## YOUR INSTRUCTIONS
Restate the whole listing word for word. Pictures are left out.

---------- RECORDED DATA

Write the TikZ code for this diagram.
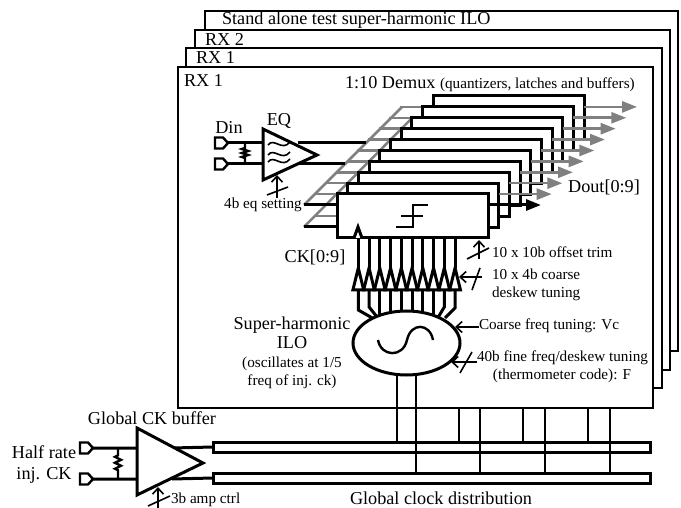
\documentclass[tikz,border=0pt]{standalone}
\usepackage{fontspec}
\setmainfont{Liberation Serif}
\usetikzlibrary{arrows.meta,positioning,shapes.geometric,calc}

\begin{document}
\begin{tikzpicture}[
  x=1pt,y=-1pt,
  every node/.style={align=center,inner sep=0pt,outer sep=0pt},
  big/.style={font=\fontsize{18.2}{20}\selectfont},
  mid/.style={font=\fontsize{15.2}{18}\selectfont},
  frame/.style={draw,fill=white,line width=1.5pt},
  wire/.style={line width=2.4pt},
  thick wire/.style={line width=3pt},
  rail/.style={draw=gray,line width=2.5pt},
  outarr/.style={draw=gray,line width=2.6pt,-{Triangle[length=15pt,width=11pt]}},
  ctrl/.style={line width=1.6pt,-{Straight Barb[length=6pt,width=11pt]}},
  slash/.style={line width=1.6pt},
  slice/.style={draw,fill=white,line width=3pt,minimum width=151pt,minimum height=44pt},
  bus/.style={draw,fill=white,line width=3pt,minimum width=437pt,minimum height=10pt},
  port/.pic={\draw[wire,fill=white] (-13,-5.5) -- (-5,-5.5) -- (0,0) -- (-5,5.5) -- (-13,5.5) -- cycle;},
  resistor/.pic={\draw[wire] (0,0) -- (0,5) -- (-3,6) -- (3,8) -- (-3,10) -- (3,12) -- (-3,14) -- (0,15) -- (0,21);}
]
\useasboundingbox (0,0) rectangle (681,508);
% --- stacked receivers ---
\draw[frame] (205,11) rectangle (678,351);
\draw[frame] (195,30) rectangle (670,370);
\draw[frame] (186,48) rectangle (662,388);
\draw[frame] (178,67) rectangle (653,408);
\node[big,anchor=west] (alone) at (222,20) {Stand alone test super-harmonic ILO};
\node[big,anchor=west] (rxb) at (205,39) {RX 2};
\node[big,anchor=west] (rxa) at (196,57) {RX 1};
\node[big,anchor=west] (rx) at (184,80) {RX 1};
\node[big,anchor=west] (demux) at (345,84) {1:10 Demux \fontsize{15.2}{18}\selectfont(quantizers, latches and buffers)};
% --- gray input ladder ---
\coordinate (railA) at (304,205);
\coordinate (railB) at (304,227);
\draw[rail] (railA) -- (402,107);
\draw[rail] (railB) -- (412,118);
\draw[rail] (315,216) -- ++(22,0);
\foreach \k in {1,...,9}
  \draw[rail] ({304+\k*10.67},{205-\k*10.9}) -- ++(33,0);
% --- demux slices, back to front ---
\foreach \k in {9,8,...,1}{
  \node[slice,anchor=north west] (slice\k) at ({337+\k*10.67},{194-\k*10.9}) {};
  \draw[outarr] ([yshift=-11pt]slice\k.north east) -- ++(53,0);
}
\node[slice,anchor=north west] (slice0) at (337,194) {};
\draw[thick wire,-{Triangle[length=15pt,width=11pt]}] ([yshift=-11pt]slice0.north east) -- ++(53,0);
\draw[thick wire] (railA) -- (railA -| slice0.west);
\draw[thick wire] (railB) -- (railB -| slice0.west);
\draw[line width=1.7pt] (396,227) -- (413,227) -- (413,205) -- (428,205) (401,216) -- (423,216);
\draw[thick wire,fill=white] (354,238) -- (358,227) -- (362,238);
\node[big] (dout) at (604,187) {Dout[0:9]};
% --- equalizer ---
\coordinate (dinA) at (228,143);
\coordinate (dinB) at (228,164);
\pic at (dinA) {port};
\pic at (dinB) {port};
\draw[thick wire] (dinA) -- (263,143) (dinB) -- (263,164) (298,143) -- (366,143) (298,164) -- (345,164);
\pic at (245,143) {resistor};
\coordinate (eqtip) at (317,155);
\draw[thick wire,fill=white,line join=miter] (263,129) -- (eqtip) -- (263,180) -- cycle;
\foreach \y in {145,155,162}
  \draw[line width=1.6pt] (268,\y) .. controls (274,{\y-8}) and (282,{\y+7}) .. (290,{\y-3});
\node[big] (din) at (229,127) {Din};
\node[big] (eq) at (279,121) {EQ};
\node[mid] (eqset) at (263,205) {4b eq setting};
\draw[ctrl] (277,198) -- (277,175);
\draw[slash] (267,195) -- (288,187);
% --- clock lines and buffers ---
\foreach \i in {0,...,9}{
  \coordinate (ck\i) at ({358.3+\i*10.75},238);
  \draw[thick wire] (ck\i) -- ++(0,30);
}
\foreach \i in {2,...,7}
  \draw[thick wire] (ck\i) ++(0,52) -- ++(0,24);
\draw[thick wire] (ck0) ++(0,52) -- ++(0,20) -- ++(14,8);
\draw[thick wire] (ck1) ++(0,52) -- ++(0,17) -- ++(8,10);
\draw[thick wire] (ck8) ++(0,52) -- ++(0,17) -- ++(-6,10);
\draw[thick wire] (ck9) ++(0,52) -- ++(0,18) -- ++(-10,10);
\foreach \i in {0,...,9}
  \draw[thick wire,fill=white,line join=miter] (ck\i) ++(0,30) -- ++(5.4,22) -- ++(-10.8,0) -- cycle;
\node[big] (ckname) at (315,257) {CK[0:9]};
% --- super-harmonic oscillator ---
\node[draw,ellipse,fill=white,line width=3pt,minimum width=107pt,minimum height=64pt] (osc) at (406.5,343) {};
\draw[line width=2.4pt] (378,340) .. controls (381,357) and (403,358) .. (407,340) .. controls (411,322) and (430,323) .. (433,340);
\node[big] (shname) at (292,325) {Super-harmonic};
\node[big] (iloname) at (292,343) {ILO};
\node[mid] (oscnote) at (292,373) {(oscillates at 1/5\\freq of inj. ck)};
% --- tuning controls ---
\node[mid,anchor=west] (trim) at (492,252) {10 x 10b offset trim};
\node[mid,anchor=west,align=left] (coarse) at (492,285) {10 x 4b coarse\\deskew tuning};
\draw[ctrl] (479,259) -- (479,240);
\draw[slash] (467,259) -- (489,248);
\draw[ctrl] (482,277) -- (459,277);
\draw[slash] (472,290) -- (480,268);
\node[mid,anchor=west] (vc) at (479,326) {Coarse freq tuning: Vc};
\draw[ctrl] (vc.west |- 0,327) -- (455,327);
\node[mid,anchor=west] (fine) at (477,358) {40b fine freq/deskew tuning};
\node[mid] (thermo) at (562,376) {(thermometer code): F};
\draw[ctrl] (fine.west) ++(0,4) -- (451,362);
\draw[slash] (460,373) -- (472,352);
% --- global clock ---
\node[bus,anchor=west] (busup) at (213,447) {};
\node[bus,anchor=west] (busdn) at (213,478) {};
\draw[wire] (397,375) -- (397,442);
\draw[wire] (416,375) -- (416,473);
\foreach \x/\y in {459/442,480/473,523/442,545/473,588/442,610/473}
  \draw[wire] (\x,408) -- (\x,\y);
\coordinate (hrA) at (93,448);
\coordinate (hrB) at (93,479);
\pic at (hrA) {port};
\pic at (hrB) {port};
\draw[thick wire] (hrA) -- (137,448) (hrB) -- (137,479) (172,448) -- (busup.west) (172,479) -- (busdn.west);
\pic[yscale=1.48] at (118,448) {resistor};
\draw[thick wire,fill=white,line join=miter] (137,428) -- (203,463) -- (137,495) -- cycle;
\draw[ctrl] (158,508) -- (158,487);
\draw[slash] (148,506) -- (170,496);
\node[big] (bufname) at (152,418) {Global CK buffer};
\node[big] (halfrate) at (44,452) {Half rate};
\node[big] (injck) at (44,475) {inj. CK};
\node[mid,anchor=west] (ampctrl) at (171,500) {3b amp ctrl};
\node[big] (distname) at (441,498) {Global clock distribution};
\end{tikzpicture}
\end{document}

--------------------

## ANSWER TO THIS TASK
Write the TikZ code for this diagram.
\documentclass[tikz,border=0pt]{standalone}
\usepackage{fontspec}
\setmainfont{Liberation Serif}
\usetikzlibrary{arrows.meta,positioning,shapes.geometric,calc}

\begin{document}
\begin{tikzpicture}[
  x=1pt,y=-1pt,
  every node/.style={align=center,inner sep=0pt,outer sep=0pt},
  big/.style={font=\fontsize{18.2}{20}\selectfont},
  mid/.style={font=\fontsize{15.2}{18}\selectfont},
  frame/.style={draw,fill=white,line width=1.5pt},
  wire/.style={line width=2.4pt},
  thick wire/.style={line width=3pt},
  rail/.style={draw=gray,line width=2.5pt},
  outarr/.style={draw=gray,line width=2.6pt,-{Triangle[length=15pt,width=11pt]}},
  ctrl/.style={line width=1.6pt,-{Straight Barb[length=6pt,width=11pt]}},
  slash/.style={line width=1.6pt},
  slice/.style={draw,fill=white,line width=3pt,minimum width=151pt,minimum height=44pt},
  bus/.style={draw,fill=white,line width=3pt,minimum width=437pt,minimum height=10pt},
  port/.pic={\draw[wire,fill=white] (-13,-5.5) -- (-5,-5.5) -- (0,0) -- (-5,5.5) -- (-13,5.5) -- cycle;},
  resistor/.pic={\draw[wire] (0,0) -- (0,5) -- (-3,6) -- (3,8) -- (-3,10) -- (3,12) -- (-3,14) -- (0,15) -- (0,21);}
]
\useasboundingbox (0,0) rectangle (681,508);
% --- stacked receivers ---
\draw[frame] (205,11) rectangle (678,351);
\draw[frame] (195,30) rectangle (670,370);
\draw[frame] (186,48) rectangle (662,388);
\draw[frame] (178,67) rectangle (653,408);
\node[big,anchor=west] (alone) at (222,20) {Stand alone test super-harmonic ILO};
\node[big,anchor=west] (rxb) at (205,39) {RX 2};
\node[big,anchor=west] (rxa) at (196,57) {RX 1};
\node[big,anchor=west] (rx) at (184,80) {RX 1};
\node[big,anchor=west] (demux) at (345,84) {1:10 Demux \fontsize{15.2}{18}\selectfont(quantizers, latches and buffers)};
% --- gray input ladder ---
\coordinate (railA) at (304,205);
\coordinate (railB) at (304,227);
\draw[rail] (railA) -- (402,107);
\draw[rail] (railB) -- (412,118);
\draw[rail] (315,216) -- ++(22,0);
\foreach \k in {1,...,9}
  \draw[rail] ({304+\k*10.67},{205-\k*10.9}) -- ++(33,0);
% --- demux slices, back to front ---
\foreach \k in {9,8,...,1}{
  \node[slice,anchor=north west] (slice\k) at ({337+\k*10.67},{194-\k*10.9}) {};
  \draw[outarr] ([yshift=-11pt]slice\k.north east) -- ++(53,0);
}
\node[slice,anchor=north west] (slice0) at (337,194) {};
\draw[thick wire,-{Triangle[length=15pt,width=11pt]}] ([yshift=-11pt]slice0.north east) -- ++(53,0);
\draw[thick wire] (railA) -- (railA -| slice0.west);
\draw[thick wire] (railB) -- (railB -| slice0.west);
\draw[line width=1.7pt] (396,227) -- (413,227) -- (413,205) -- (428,205) (401,216) -- (423,216);
\draw[thick wire,fill=white] (354,238) -- (358,227) -- (362,238);
\node[big] (dout) at (604,187) {Dout[0:9]};
% --- equalizer ---
\coordinate (dinA) at (228,143);
\coordinate (dinB) at (228,164);
\pic at (dinA) {port};
\pic at (dinB) {port};
\draw[thick wire] (dinA) -- (263,143) (dinB) -- (263,164) (298,143) -- (366,143) (298,164) -- (345,164);
\pic at (245,143) {resistor};
\coordinate (eqtip) at (317,155);
\draw[thick wire,fill=white,line join=miter] (263,129) -- (eqtip) -- (263,180) -- cycle;
\foreach \y in {145,155,162}
  \draw[line width=1.6pt] (268,\y) .. controls (274,{\y-8}) and (282,{\y+7}) .. (290,{\y-3});
\node[big] (din) at (229,127) {Din};
\node[big] (eq) at (279,121) {EQ};
\node[mid] (eqset) at (263,205) {4b eq setting};
\draw[ctrl] (277,198) -- (277,175);
\draw[slash] (267,195) -- (288,187);
% --- clock lines and buffers ---
\foreach \i in {0,...,9}{
  \coordinate (ck\i) at ({358.3+\i*10.75},238);
  \draw[thick wire] (ck\i) -- ++(0,30);
}
\foreach \i in {2,...,7}
  \draw[thick wire] (ck\i) ++(0,52) -- ++(0,24);
\draw[thick wire] (ck0) ++(0,52) -- ++(0,20) -- ++(14,8);
\draw[thick wire] (ck1) ++(0,52) -- ++(0,17) -- ++(8,10);
\draw[thick wire] (ck8) ++(0,52) -- ++(0,17) -- ++(-6,10);
\draw[thick wire] (ck9) ++(0,52) -- ++(0,18) -- ++(-10,10);
\foreach \i in {0,...,9}
  \draw[thick wire,fill=white,line join=miter] (ck\i) ++(0,30) -- ++(5.4,22) -- ++(-10.8,0) -- cycle;
\node[big] (ckname) at (315,257) {CK[0:9]};
% --- super-harmonic oscillator ---
\node[draw,ellipse,fill=white,line width=3pt,minimum width=107pt,minimum height=64pt] (osc) at (406.5,343) {};
\draw[line width=2.4pt] (378,340) .. controls (381,357) and (403,358) .. (407,340) .. controls (411,322) and (430,323) .. (433,340);
\node[big] (shname) at (292,325) {Super-harmonic};
\node[big] (iloname) at (292,343) {ILO};
\node[mid] (oscnote) at (292,373) {(oscillates at 1/5\\freq of inj. ck)};
% --- tuning controls ---
\node[mid,anchor=west] (trim) at (492,252) {10 x 10b offset trim};
\node[mid,anchor=west,align=left] (coarse) at (492,285) {10 x 4b coarse\\deskew tuning};
\draw[ctrl] (479,259) -- (479,240);
\draw[slash] (467,259) -- (489,248);
\draw[ctrl] (482,277) -- (459,277);
\draw[slash] (472,290) -- (480,268);
\node[mid,anchor=west] (vc) at (479,326) {Coarse freq tuning: Vc};
\draw[ctrl] (vc.west |- 0,327) -- (455,327);
\node[mid,anchor=west] (fine) at (477,358) {40b fine freq/deskew tuning};
\node[mid] (thermo) at (562,376) {(thermometer code): F};
\draw[ctrl] (fine.west) ++(0,4) -- (451,362);
\draw[slash] (460,373) -- (472,352);
% --- global clock ---
\node[bus,anchor=west] (busup) at (213,447) {};
\node[bus,anchor=west] (busdn) at (213,478) {};
\draw[wire] (397,375) -- (397,442);
\draw[wire] (416,375) -- (416,473);
\foreach \x/\y in {459/442,480/473,523/442,545/473,588/442,610/473}
  \draw[wire] (\x,408) -- (\x,\y);
\coordinate (hrA) at (93,448);
\coordinate (hrB) at (93,479);
\pic at (hrA) {port};
\pic at (hrB) {port};
\draw[thick wire] (hrA) -- (137,448) (hrB) -- (137,479) (172,448) -- (busup.west) (172,479) -- (busdn.west);
\pic[yscale=1.48] at (118,448) {resistor};
\draw[thick wire,fill=white,line join=miter] (137,428) -- (203,463) -- (137,495) -- cycle;
\draw[ctrl] (158,508) -- (158,487);
\draw[slash] (148,506) -- (170,496);
\node[big] (bufname) at (152,418) {Global CK buffer};
\node[big] (halfrate) at (44,452) {Half rate};
\node[big] (injck) at (44,475) {inj. CK};
\node[mid,anchor=west] (ampctrl) at (171,500) {3b amp ctrl};
\node[big] (distname) at (441,498) {Global clock distribution};
\end{tikzpicture}
\end{document}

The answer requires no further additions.